**To be done**
Print word for word the first line of the listing below and every line after it, through the line with "const yStep = [50, 200, 10];". Leave out the pictures and the rest.

•••

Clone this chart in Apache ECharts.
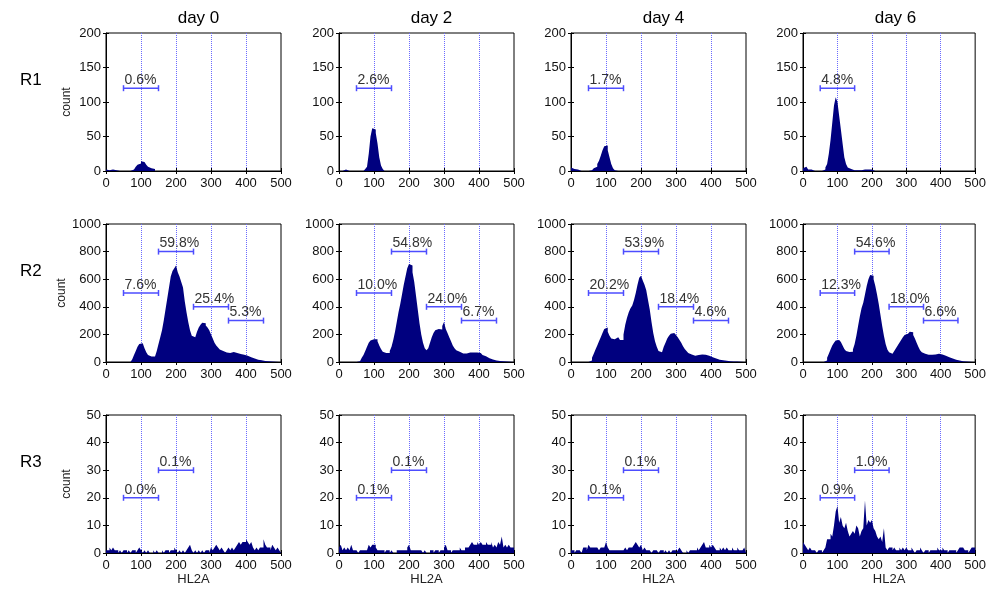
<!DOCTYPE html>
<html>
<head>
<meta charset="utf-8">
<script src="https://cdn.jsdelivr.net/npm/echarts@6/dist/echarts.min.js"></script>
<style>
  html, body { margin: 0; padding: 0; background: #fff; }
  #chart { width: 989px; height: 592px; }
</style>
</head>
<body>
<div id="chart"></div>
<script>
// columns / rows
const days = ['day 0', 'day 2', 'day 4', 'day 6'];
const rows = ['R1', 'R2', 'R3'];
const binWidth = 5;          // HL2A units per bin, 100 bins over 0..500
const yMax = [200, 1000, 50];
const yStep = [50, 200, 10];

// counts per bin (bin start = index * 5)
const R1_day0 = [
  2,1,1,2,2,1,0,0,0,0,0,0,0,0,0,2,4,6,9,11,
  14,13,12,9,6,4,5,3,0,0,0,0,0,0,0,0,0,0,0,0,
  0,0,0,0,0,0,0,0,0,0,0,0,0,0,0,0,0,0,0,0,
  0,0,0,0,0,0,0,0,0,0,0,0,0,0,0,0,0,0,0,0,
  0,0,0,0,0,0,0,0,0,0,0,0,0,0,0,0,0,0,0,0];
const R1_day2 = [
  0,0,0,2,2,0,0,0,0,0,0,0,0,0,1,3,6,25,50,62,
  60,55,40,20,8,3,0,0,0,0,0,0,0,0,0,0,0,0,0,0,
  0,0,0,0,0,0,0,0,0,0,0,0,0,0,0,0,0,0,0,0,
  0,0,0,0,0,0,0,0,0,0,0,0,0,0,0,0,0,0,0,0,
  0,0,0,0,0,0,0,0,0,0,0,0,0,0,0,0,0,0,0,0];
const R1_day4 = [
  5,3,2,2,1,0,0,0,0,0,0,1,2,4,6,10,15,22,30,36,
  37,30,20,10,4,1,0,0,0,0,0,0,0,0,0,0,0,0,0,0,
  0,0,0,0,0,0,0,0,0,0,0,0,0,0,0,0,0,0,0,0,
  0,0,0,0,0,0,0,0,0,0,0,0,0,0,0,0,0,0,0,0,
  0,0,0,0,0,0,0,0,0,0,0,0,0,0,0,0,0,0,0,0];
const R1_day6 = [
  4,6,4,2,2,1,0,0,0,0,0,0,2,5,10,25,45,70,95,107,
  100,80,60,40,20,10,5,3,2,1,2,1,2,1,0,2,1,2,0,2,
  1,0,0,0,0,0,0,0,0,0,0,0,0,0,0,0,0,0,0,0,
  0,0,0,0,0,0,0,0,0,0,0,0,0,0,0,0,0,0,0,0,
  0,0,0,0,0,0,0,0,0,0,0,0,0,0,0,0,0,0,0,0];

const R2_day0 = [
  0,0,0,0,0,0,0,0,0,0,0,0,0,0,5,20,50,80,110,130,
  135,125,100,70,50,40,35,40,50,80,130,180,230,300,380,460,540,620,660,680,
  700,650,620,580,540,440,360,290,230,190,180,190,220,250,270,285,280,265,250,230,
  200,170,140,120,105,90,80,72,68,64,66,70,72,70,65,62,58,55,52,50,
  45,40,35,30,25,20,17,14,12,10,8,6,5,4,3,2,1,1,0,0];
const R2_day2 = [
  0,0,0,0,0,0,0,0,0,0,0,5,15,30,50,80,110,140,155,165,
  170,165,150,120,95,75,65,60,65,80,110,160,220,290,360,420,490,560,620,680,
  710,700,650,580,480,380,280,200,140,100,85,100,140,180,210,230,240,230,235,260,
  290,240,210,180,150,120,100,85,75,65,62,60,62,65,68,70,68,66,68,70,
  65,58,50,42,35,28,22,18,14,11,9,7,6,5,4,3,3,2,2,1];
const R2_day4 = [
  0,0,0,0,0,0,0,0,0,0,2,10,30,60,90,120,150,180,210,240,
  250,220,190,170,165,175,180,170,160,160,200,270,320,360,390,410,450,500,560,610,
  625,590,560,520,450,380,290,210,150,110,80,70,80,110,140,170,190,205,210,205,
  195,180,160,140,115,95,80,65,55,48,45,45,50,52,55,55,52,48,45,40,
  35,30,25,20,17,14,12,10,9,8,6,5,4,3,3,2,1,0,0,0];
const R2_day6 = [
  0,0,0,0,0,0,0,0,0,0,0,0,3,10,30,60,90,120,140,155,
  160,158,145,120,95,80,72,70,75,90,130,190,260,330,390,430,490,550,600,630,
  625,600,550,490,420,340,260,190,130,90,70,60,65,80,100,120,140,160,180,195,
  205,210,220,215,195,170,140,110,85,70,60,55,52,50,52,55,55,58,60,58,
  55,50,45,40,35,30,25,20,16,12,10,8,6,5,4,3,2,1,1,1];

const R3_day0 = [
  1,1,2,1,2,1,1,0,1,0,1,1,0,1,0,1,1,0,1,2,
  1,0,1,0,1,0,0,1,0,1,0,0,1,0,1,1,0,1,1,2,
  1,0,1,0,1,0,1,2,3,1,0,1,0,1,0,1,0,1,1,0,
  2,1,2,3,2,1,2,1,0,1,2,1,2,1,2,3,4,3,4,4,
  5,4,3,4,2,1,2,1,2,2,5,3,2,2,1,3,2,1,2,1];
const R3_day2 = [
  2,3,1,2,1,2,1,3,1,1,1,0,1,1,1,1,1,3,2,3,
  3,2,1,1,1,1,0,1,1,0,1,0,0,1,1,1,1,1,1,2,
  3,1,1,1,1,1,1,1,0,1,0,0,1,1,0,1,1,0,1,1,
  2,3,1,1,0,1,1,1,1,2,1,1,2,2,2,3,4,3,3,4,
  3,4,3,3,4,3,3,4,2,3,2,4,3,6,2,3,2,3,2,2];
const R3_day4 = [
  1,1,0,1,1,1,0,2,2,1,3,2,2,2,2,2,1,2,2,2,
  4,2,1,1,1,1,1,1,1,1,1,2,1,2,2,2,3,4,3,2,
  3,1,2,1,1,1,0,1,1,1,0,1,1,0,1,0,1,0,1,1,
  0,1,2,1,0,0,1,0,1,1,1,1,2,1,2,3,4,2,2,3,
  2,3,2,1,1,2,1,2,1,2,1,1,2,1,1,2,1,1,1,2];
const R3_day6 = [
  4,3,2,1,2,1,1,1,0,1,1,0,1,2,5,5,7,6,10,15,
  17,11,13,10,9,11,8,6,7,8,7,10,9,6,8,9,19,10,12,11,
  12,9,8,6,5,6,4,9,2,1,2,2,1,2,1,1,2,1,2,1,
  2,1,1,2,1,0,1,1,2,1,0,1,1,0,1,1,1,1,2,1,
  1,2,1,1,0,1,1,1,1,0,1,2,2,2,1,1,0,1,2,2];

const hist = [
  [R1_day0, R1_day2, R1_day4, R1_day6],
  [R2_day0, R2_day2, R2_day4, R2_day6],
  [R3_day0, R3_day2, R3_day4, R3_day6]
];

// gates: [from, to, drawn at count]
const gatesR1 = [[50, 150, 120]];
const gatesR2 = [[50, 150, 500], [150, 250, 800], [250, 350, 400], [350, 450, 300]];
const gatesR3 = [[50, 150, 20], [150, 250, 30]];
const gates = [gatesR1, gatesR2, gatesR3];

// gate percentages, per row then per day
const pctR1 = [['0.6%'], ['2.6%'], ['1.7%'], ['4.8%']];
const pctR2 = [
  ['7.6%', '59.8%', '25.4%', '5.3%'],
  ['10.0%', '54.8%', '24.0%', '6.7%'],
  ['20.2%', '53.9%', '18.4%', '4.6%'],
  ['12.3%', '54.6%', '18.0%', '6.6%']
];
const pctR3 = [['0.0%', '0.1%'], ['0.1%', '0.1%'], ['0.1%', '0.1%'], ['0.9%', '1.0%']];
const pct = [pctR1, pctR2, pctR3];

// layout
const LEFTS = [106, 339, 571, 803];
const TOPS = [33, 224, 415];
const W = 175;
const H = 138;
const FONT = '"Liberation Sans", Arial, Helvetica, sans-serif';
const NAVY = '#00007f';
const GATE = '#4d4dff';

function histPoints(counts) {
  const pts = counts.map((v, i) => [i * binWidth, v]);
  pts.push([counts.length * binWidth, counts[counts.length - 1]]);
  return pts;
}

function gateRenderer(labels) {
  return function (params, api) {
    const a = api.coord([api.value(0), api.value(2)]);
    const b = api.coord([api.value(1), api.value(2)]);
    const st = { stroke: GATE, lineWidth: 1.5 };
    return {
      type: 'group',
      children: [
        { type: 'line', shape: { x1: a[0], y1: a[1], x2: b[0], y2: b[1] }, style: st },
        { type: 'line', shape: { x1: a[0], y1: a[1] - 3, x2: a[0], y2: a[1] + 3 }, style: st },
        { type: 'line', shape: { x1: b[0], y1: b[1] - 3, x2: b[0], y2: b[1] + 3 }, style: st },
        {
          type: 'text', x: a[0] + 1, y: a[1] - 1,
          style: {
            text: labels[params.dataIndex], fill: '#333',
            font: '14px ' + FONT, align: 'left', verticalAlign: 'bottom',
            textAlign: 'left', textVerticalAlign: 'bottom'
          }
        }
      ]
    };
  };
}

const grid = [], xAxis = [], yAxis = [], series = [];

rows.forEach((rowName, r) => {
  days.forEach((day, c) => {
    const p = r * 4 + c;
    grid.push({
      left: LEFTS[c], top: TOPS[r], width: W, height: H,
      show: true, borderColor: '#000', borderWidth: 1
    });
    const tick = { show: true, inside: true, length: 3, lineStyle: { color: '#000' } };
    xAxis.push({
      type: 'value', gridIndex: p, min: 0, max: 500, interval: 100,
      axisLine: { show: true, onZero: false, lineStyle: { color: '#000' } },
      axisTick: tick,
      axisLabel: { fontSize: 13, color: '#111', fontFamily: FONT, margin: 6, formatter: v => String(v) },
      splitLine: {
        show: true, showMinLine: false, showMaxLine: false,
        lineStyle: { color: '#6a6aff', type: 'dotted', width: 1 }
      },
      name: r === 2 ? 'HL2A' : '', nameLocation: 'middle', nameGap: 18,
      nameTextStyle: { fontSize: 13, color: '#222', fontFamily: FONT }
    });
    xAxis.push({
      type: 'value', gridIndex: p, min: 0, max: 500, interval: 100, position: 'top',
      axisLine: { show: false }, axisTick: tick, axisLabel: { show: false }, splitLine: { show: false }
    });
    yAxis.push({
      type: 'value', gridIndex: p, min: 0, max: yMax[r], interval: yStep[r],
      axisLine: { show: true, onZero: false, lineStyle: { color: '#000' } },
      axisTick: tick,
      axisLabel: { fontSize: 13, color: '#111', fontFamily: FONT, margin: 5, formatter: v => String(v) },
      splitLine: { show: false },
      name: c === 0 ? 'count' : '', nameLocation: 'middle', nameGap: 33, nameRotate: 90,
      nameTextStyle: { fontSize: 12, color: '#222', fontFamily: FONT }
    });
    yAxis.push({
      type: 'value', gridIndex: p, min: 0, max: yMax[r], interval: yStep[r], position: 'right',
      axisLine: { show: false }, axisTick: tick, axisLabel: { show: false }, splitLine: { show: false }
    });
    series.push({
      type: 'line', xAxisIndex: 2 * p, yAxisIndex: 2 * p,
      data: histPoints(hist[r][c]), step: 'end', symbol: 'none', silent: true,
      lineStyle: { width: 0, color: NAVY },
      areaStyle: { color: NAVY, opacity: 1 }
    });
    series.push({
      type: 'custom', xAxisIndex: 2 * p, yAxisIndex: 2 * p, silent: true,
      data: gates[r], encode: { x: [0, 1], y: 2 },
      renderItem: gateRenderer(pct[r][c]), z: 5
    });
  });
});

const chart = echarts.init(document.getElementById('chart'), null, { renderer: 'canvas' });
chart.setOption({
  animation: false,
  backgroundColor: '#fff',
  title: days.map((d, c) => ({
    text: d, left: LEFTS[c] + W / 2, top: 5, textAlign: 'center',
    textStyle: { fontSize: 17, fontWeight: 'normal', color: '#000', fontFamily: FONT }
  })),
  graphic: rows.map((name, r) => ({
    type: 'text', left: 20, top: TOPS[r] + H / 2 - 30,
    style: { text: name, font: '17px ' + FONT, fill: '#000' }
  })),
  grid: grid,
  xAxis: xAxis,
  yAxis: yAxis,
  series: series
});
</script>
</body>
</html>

•••

**Final result**
Clone this chart in Apache ECharts.
<!DOCTYPE html>
<html>
<head>
<meta charset="utf-8">
<script src="https://cdn.jsdelivr.net/npm/echarts@6/dist/echarts.min.js"></script>
<style>
  html, body { margin: 0; padding: 0; background: #fff; }
  #chart { width: 989px; height: 592px; }
</style>
</head>
<body>
<div id="chart"></div>
<script>
// columns / rows
const days = ['day 0', 'day 2', 'day 4', 'day 6'];
const rows = ['R1', 'R2', 'R3'];
const binWidth = 5;          // HL2A units per bin, 100 bins over 0..500
const yMax = [200, 1000, 50];
const yStep = [50, 200, 10];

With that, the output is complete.